Not necessarily because he merely named his dog ‘Jonathan’ but because in his choice of how to celebrate his pet dog’s ‘naming event’ he had fallen into a conduct within the contemplation of Section 249(1)(d) of the Criminal Code which states that: “Every person who, in any public place, conducts himself in a manner LIKELY to cause a breach of the peace, shall be deemed idle and disorderly person, and may be arrested without warrant, and shall be guilty of a simple offence, and shall be liable to imprisonment for one month”.

It is thus preposterous citing as the writer did Section 36(12) of the Constitution which states that:”Subject as otherwise provided by this Constitution, a person shall not be convicted of a criminal offence unless that offence is defined and the penalty therefore is prescribed in a written law”, because indeed the offence allegedly committed by Chinakwe does not fall under the category of offences not known to our corpus juris.
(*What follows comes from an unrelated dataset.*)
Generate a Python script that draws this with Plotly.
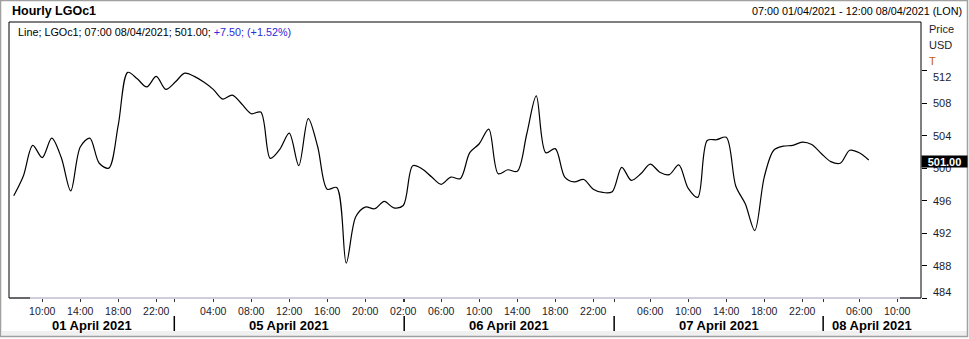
import plotly.graph_objects as go

# ---------------- data ----------------
values = [
    496.6, 499.0, 502.8, 501.3, 503.7, 501.3, 497.2, 502.6, 503.7, 500.6,
    500.0, 505.3, 511.8, 511.0, 510.0, 511.3, 509.7, 510.6, 511.7, 511.3,
    510.6, 509.7, 508.5, 509.0, 507.9, 506.7, 506.9, 501.2, 502.3, 504.3,
    500.3, 506.1, 502.6, 497.4, 497.6, 488.3, 494.0, 495.2, 495.0, 495.9,
    495.1, 495.4, 500.3, 499.9, 498.9, 498.0, 498.9, 498.7, 501.9, 503.0,
    504.8, 499.3, 499.8, 499.6, 504.2, 508.9, 501.9, 502.4, 498.9, 498.3,
    498.6, 497.4, 497.0, 497.1, 500.1, 498.5, 499.3, 500.5, 499.5, 499.2,
    500.4, 497.5, 496.4, 503.4, 503.5, 503.8, 497.8, 495.6, 492.3, 498.9,
    502.2, 502.7, 502.8, 503.2, 502.9, 501.8, 500.8, 500.6, 502.2, 501.9,
    501.0,
]
hour_index = list(range(len(values)))

hour_ticks = [3, 7, 11, 15, 21, 25, 29, 33, 37, 41, 45, 49, 53, 57, 61,
              67, 71, 75, 79, 83, 89, 93]
hour_labels = ["10:00", "14:00", "18:00", "22:00", "04:00", "08:00", "12:00",
               "16:00", "20:00", "02:00", "06:00", "10:00", "14:00", "18:00",
               "22:00", "06:00", "10:00", "14:00", "18:00", "22:00", "06:00",
               "10:00"]
day_bounds = [16.9, 41.1, 63.2, 85.2]
day_labels = ["01 April 2021", "05 April 2021", "06 April 2021",
              "07 April 2021", "08 April 2021"]
y_ticks = [484, 488, 492, 496, 500, 504, 508, 512]
x_range = [-0.5, 95.5]
y_range = [484, 518]

title_text = "Hourly LGOc1"
period_text = "07:00 01/04/2021 - 12:00 08/04/2021 (LON)"
legend_black = "Line; LGOc1; 07:00 08/04/2021; 501.00; "
legend_blue = "+7.50; (+1.52%)"
unit_labels = ["Price", "USD", "T"]
last_label = "501.00"

# ---------------- layout helpers ----------------
W, H = 969, 339
L, R, T, B = 9, 48, 22, 41
PW, PH = W - L - R, H - T - B
FONT = "Liberation Sans, Arial, sans-serif"
TXT = "#1c1c2c"


def px_x(px):
    return (px - L) / PW


def px_y(py):
    return (H - B - py) / PH


fig = go.Figure()
fig.add_trace(go.Scatter(
    x=hour_index, y=values, mode="lines",
    line=dict(color="black", width=1.2, shape="spline", smoothing=0.9),
    hoverinfo="skip", showlegend=False,
))

annotations = []
shapes = []

# header
annotations.append(dict(text="<b>%s</b>" % title_text, xref="paper", yref="paper",
                        x=px_x(10), y=px_y(11), xanchor="left", yanchor="middle",
                        showarrow=False, font=dict(family=FONT, size=12.5, color="black")))
annotations.append(dict(text=period_text, xref="paper", yref="paper",
                        x=px_x(964), y=px_y(11), xanchor="right", yanchor="middle",
                        showarrow=False, font=dict(family=FONT, size=10.8, color="black")))
annotations.append(dict(text=legend_black + '<span style="color:#2a2ad8">' + legend_blue + "</span>",
                        xref="paper", yref="paper",
                        x=px_x(16), y=px_y(32), xanchor="left", yanchor="middle",
                        showarrow=False, font=dict(family=FONT, size=10.8, color="black")))

# units
unit_colors = [TXT, TXT, "#c0600a"]
for i, (u, c) in enumerate(zip(unit_labels, unit_colors)):
    annotations.append(dict(text=u, xref="paper", yref="paper",
                            x=px_x(927), y=px_y(29 + 16 * i), xanchor="left", yanchor="middle",
                            showarrow=False, font=dict(family=FONT, size=11, color=c)))

# y tick labels
for v in y_ticks:
    shift = 0
    if v == y_ticks[-1]:
        shift = -6
    if v == y_ticks[0]:
        shift = 6
    annotations.append(dict(text=str(v), xref="paper", yref="y",
                            x=px_x(931), y=v, yshift=shift, xanchor="left", yanchor="middle",
                            showarrow=False, font=dict(family=FONT, size=11, color=TXT)))

# last value box
annotations.append(dict(text="<b>%s</b>" % last_label, xref="paper", yref="y",
                        x=px_x(921), y=values[-1], yshift=-1, xanchor="left", yanchor="middle",
                        showarrow=False, bgcolor="black", width=45, height=11, borderpad=0,
                        align="center", valign="middle",
                        font=dict(family=FONT, size=11, color="white")))

# day labels and separators
edges = [x_range[0]] + day_bounds + [x_range[1]]
for i, lab in enumerate(day_labels):
    c = (edges[i] + edges[i + 1]) / 2
    annotations.append(dict(text="<b>%s</b>" % lab, xref="x", yref="paper",
                            x=c, y=px_y(325), xanchor="center", yanchor="middle",
                            showarrow=False, font=dict(family=FONT, size=13, color="black")))
for b in day_bounds:
    shapes.append(dict(type="line", xref="x", yref="paper", x0=b, x1=b,
                       y0=px_y(316), y1=px_y(331), line=dict(color="black", width=1.5)))

# plot borders
shapes += [
    dict(type="line", xref="paper", yref="paper", x0=0, x1=1, y0=1, y1=1,
         line=dict(color="black", width=1)),
    dict(type="line", xref="paper", yref="paper", x0=0, x1=0, y0=0, y1=1,
         line=dict(color="black", width=1)),
    dict(type="line", xref="paper", yref="paper", x0=1, x1=1, y0=0, y1=1,
         line=dict(color="black", width=1)),
    dict(type="line", xref="paper", yref="paper", x0=0, x1=1, y0=0, y1=0,
         line=dict(color="#9c9cb8", width=1)),
    dict(type="line", xref="paper", yref="paper", x0=0, x1=px_x(30), y0=0, y1=0,
         line=dict(color="black", width=1)),
    dict(type="line", xref="paper", yref="paper", x0=px_x(900), x1=1, y0=0, y1=0,
         line=dict(color="black", width=1)),
]
# bottom band and outer frame
shapes.append(dict(type="rect", xref="paper", yref="paper", x0=px_x(2), x1=px_x(967),
                   y0=px_y(336), y1=px_y(331), fillcolor="#f0f0f0", line=dict(width=0),
                   layer="below"))
shapes.append(dict(type="rect", xref="paper", yref="paper", x0=px_x(0.5), x1=px_x(967.5),
                   y0=px_y(336.5), y1=px_y(0.5), fillcolor="rgba(0,0,0,0)",
                   line=dict(color="#a0a0a0", width=1.5)))

fig.update_layout(
    width=W, height=H,
    margin=dict(l=L, r=R, t=T, b=B, pad=0),
    paper_bgcolor="white", plot_bgcolor="white",
    showlegend=False,
    annotations=annotations, shapes=shapes,
    xaxis=dict(range=x_range, showgrid=False, zeroline=False, showline=False,
               tickmode="array", tickvals=hour_ticks + day_bounds,
               ticktext=hour_labels + [""] * len(day_bounds),
               ticks="outside", ticklen=3, tickwidth=1, tickcolor="#333333",
               tickfont=dict(family=FONT, size=10.5, color=TXT), fixedrange=True),
    yaxis=dict(range=y_range, side="right", showgrid=False, zeroline=False,
               showline=False, tickmode="array", tickvals=y_ticks,
               showticklabels=False, ticks="outside", ticklen=5, tickwidth=1,
               tickcolor="black", fixedrange=True),
)

fig.write_html("out.html")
The writer also cited the case of Nelson Ohanyere v IGP (in which the Supreme Court espoused the test for determining whether a conduct is likely to cause a breach of the peace) and in which Justice Jibowu said: “The test to be applied is whether the conduct of the accused was such that a breach of the peace MIGHT REASONABLY have ensued”, adding that “the fact that no breach of the peace, in fact, took place is irrelevant.” It is rather mischievous in the instant case of Chinakwe to suggest that the judgement of ‘reasonable likelihood’ of breach of public peace in the conduct of the alleged offender is hinged merely upon naming his pet dog ‘Buhari’ (which they insist is not known to our laws), and not that he conducted himself in a provocative and inciting manner likely to cause a breach of the public peace.

Chinakwe is not being prosecuted for an offence that is not known to law. The offence (not of naming a dog ‘Buhari’) but of ‘conduct likely to cause a breach of the peace is duly ‘defined’ in a ‘written law’, the Criminal Code, and the ‘penalty’ therein expressly prescribed’.

To suggest –as the write did- that what Chinakwe did walking a dog he named and tagged ‘Buhari’ in a predominantly Hausa community in Sango-Ota did not amount to conduct likely to cause a breach of the peace, or that such conduct does not come within the contemplation of Section 249(1)(d) of the Criminal Code, is either cheaply mischievous, reckless or plainly ignorant!

The writer also cited a Canadian case of a man convicted for peeping to look at a woman “preparing for bed” but who was acquitted on appeal on the grounds that his conduct did not come under ‘act likely to cause a breach of the peace’ because ‘the act of peeping was not in itself a crime”. Of course merely peeping at a woman preparing for bed –even where this is expressly legislated against- can only be justification for Police arrest and investigation but not necessarily an act likely to incite to violence the kind that Chinakwe had planned to cause.


Nothing by the way should suggest that even naming a dog by a particular person’s name where that action bears proven malice, cannot be stretched to constitute an offence if not under criminal law at least under any of the tort laws with a criminal flavour. The proof of whether calling someone a ‘dog’ is derogatory or complimentary is not to be left strictly to the contemplation of the moral mind to the exclusion of the legal mind. Indecency, for example, which is more a moral vice than it is a legal wrong is one of the many congruent areas around which law and morality overlap –thus making ‘indecent conduct’ both ‘mala in se’ (offensive to morality) and ‘mala prohibita’ (which the law forbids).

And thus Section 231 (2) of the Criminal Code is unambiguous in providing that: “Any person who willfully and without excuse does any INDECENT act in any place with intent to INSULT or OFFEND any person is guilty of a misdemeanor, and is liable to imprisonment for two years”. Even as liberal jurists persist in separating law from morals; or as philosophers attempt to differentiate between illegality and sin, the argument still remains that morals and not strict law should serve as validity criterion for rule of law”. Lord Delvin argued that law should be used “to enforce and uphold the community’s moral standards” because law cannot afford to ignore ‘conducts that provoke wild feelings of reprobation, mixture of intolerance, indignation and disgust’.

This proposition received judicial support in the notorious English case of Shaw v. DPP (or what was popularly called the ‘Ladies Directory’) in which the defendant, Shaw, published a 28-page book advertising the names, addresses, telephone numbers and sexual services of prostitutes. This was not considered an offense, because no such crime was known to law at that time. But Shaw was still arrested, charged and convicted under Common Law for ‘conspiracy to corrupt public morality’. In fact, Shaw’s appeal to the House of Lords failed and Viscount Simons made a landmark statement, orbiter when he said: “In the sphere of criminal law, I entertain no doubt that there remains in the courts of law, a residual power to enforce a supreme and fundamental purpose of the law, to conserve not only the safety and order but also the moral welfare of the state”.

The law, he said, “must be related to the changing standards of life, not yielding to every shifting impulse of popular will but having regard to the fundamental assessment of human value and purposes of society”, adding not only that the court is ‘custos morum’ (guardian of morals) but that “there is in that court a residual power (where no statute has yet intervened to supersede the Common Law) to superintend those offences which are prejudicial to public welfare.”